Но одному из четырех вряд нужно ли было их обтирать. Жена Огарева с некоторым удивлением смотрела на происходившее; я думал тогда, что это — retenue[217], но она сама сказала мне впоследствии, что сцена эта показалась ей натянутой, детской. Оно, пожалуй, и могло так показаться со стороны; но зачем же она смотрела со стороны, зачем она была так трезва в этом упоении, так совершеннолетня в этой молодости?
Огарев возвратился в свое именье, она поехала в Петербург хлопотать о его возвращении в Москву.
Через месяц она опять проезжала Владимиром — одна. Петербург и две-три аристократические гостиные вскружили ей голову. Ей хотелось внешнего блеска, ее тешило богатство. «Как-то сладит она с этим?» — думал я. Много бед могло развиться из такой противуположности вкусов. Но ей было ново и богатство, и Петербург, и салоны; может, это было минутное увлеченье — она была умна, она любила Огарева — и я надеялся.
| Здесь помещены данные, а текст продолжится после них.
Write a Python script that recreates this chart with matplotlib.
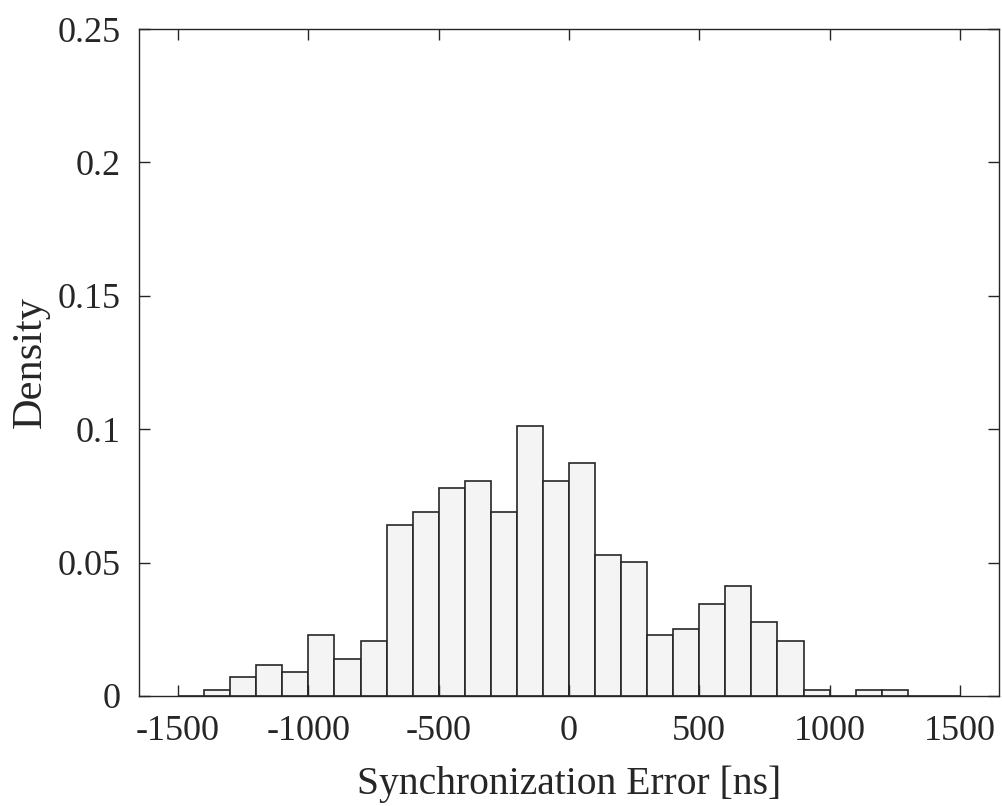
import matplotlib
matplotlib.use("Agg")
import matplotlib.pyplot as plt
import numpy as np

# Histogram bins: 100 ns wide, -1500..1500
bin_edges = list(range(-1500, 1501, 100))
density = [
    0.0000, 0.0023, 0.0070, 0.0115, 0.0091, 0.0228, 0.0139, 0.0207,
    0.0641, 0.0688, 0.0779, 0.0804, 0.0688, 0.1011, 0.0804, 0.0872,
    0.0527, 0.0504, 0.0228, 0.0251, 0.0344, 0.0412, 0.0276, 0.0207,
    0.0023, 0.0000, 0.0023, 0.0023, 0.0000, 0.0000,
]
x_ticks = [-1500, -1000, -500, 0, 500, 1000, 1500]
y_ticks = [0, 0.05, 0.1, 0.15, 0.2, 0.25]
y_ticklabels = ["0", "0.05", "0.1", "0.15", "0.2", "0.25"]

plt.rcParams["font.family"] = ["Liberation Serif", "DejaVu Serif"]

fig = plt.figure(figsize=(10.03, 8.06), dpi=100)
ax = fig.add_axes([139 / 1003, 1 - 696 / 806, (999 - 139) / 1003, (696 - 29) / 806])

left = np.array(bin_edges[:-1])
width = np.diff(bin_edges)
ax.bar(left, density, width=width, align="edge",
       facecolor="#f4f4f4", edgecolor="#262626", linewidth=1.2)

ax.set_xlim(-1650, 1650)
ax.set_ylim(0, 0.25)
ax.set_xticks(x_ticks)
ax.set_xticklabels([str(t) for t in x_ticks])
ax.set_yticks(y_ticks)
ax.set_yticklabels(y_ticklabels)

for s in ax.spines.values():
    s.set_color("#262626")
    s.set_linewidth(1.0)
ax.tick_params(direction="in", length=8, width=1.0, top=True, right=True,
               labelsize=26, colors="#262626")
ax.tick_params(axis="x", pad=14)
ax.tick_params(axis="y", pad=13)

ax.set_xlabel("Synchronization Error [ns]", fontsize=28.5, color="#262626")
ax.xaxis.set_label_coords(0.5, (696 - 794) / 667)
ax.xaxis.label.set_va("baseline")

ax.set_ylabel("Density", fontsize=30.5, color="#262626")
ax.yaxis.set_label_coords((41 - 139) / 860, 0.5)
ax.yaxis.label.set_va("baseline")

fig.savefig("out.png", dpi=100)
В Москве опасались, что это не так легко переработается в ней. Артистический и литературный круг довольно льстил ее самолюбию, но главное было направлено не туда. Она согласилась бы иметь при аристократическом салоне придел для художников и ученых — и насильно увлекала Огарева в пустой мир, в котором он задыхался от скуки. Ближайшие друзья стали замечать это, и Кетчер, давно уже хмурившийся, грозно заявил свое veto[218]. Вспыльчивая, самолюбивая и не привыкнувшая себя обуздывать, она оскорбляла самолюбия, столько же раздражительные, как ее. Угловатые, несколько сухие манеры ее и насмешки, высказываемые тем голосом, который при первой встрече так странно провел мне по сердцу, вызвали резкий отпор. Побранившись месяца два с Кетчером, который, будучи прав в фонде[219], был постоянно неправ в форме, и, восстановив против себя несколько человек, может, слишком обидчивых по материальному положению, она наконец очутилась лицом к лицу со мной.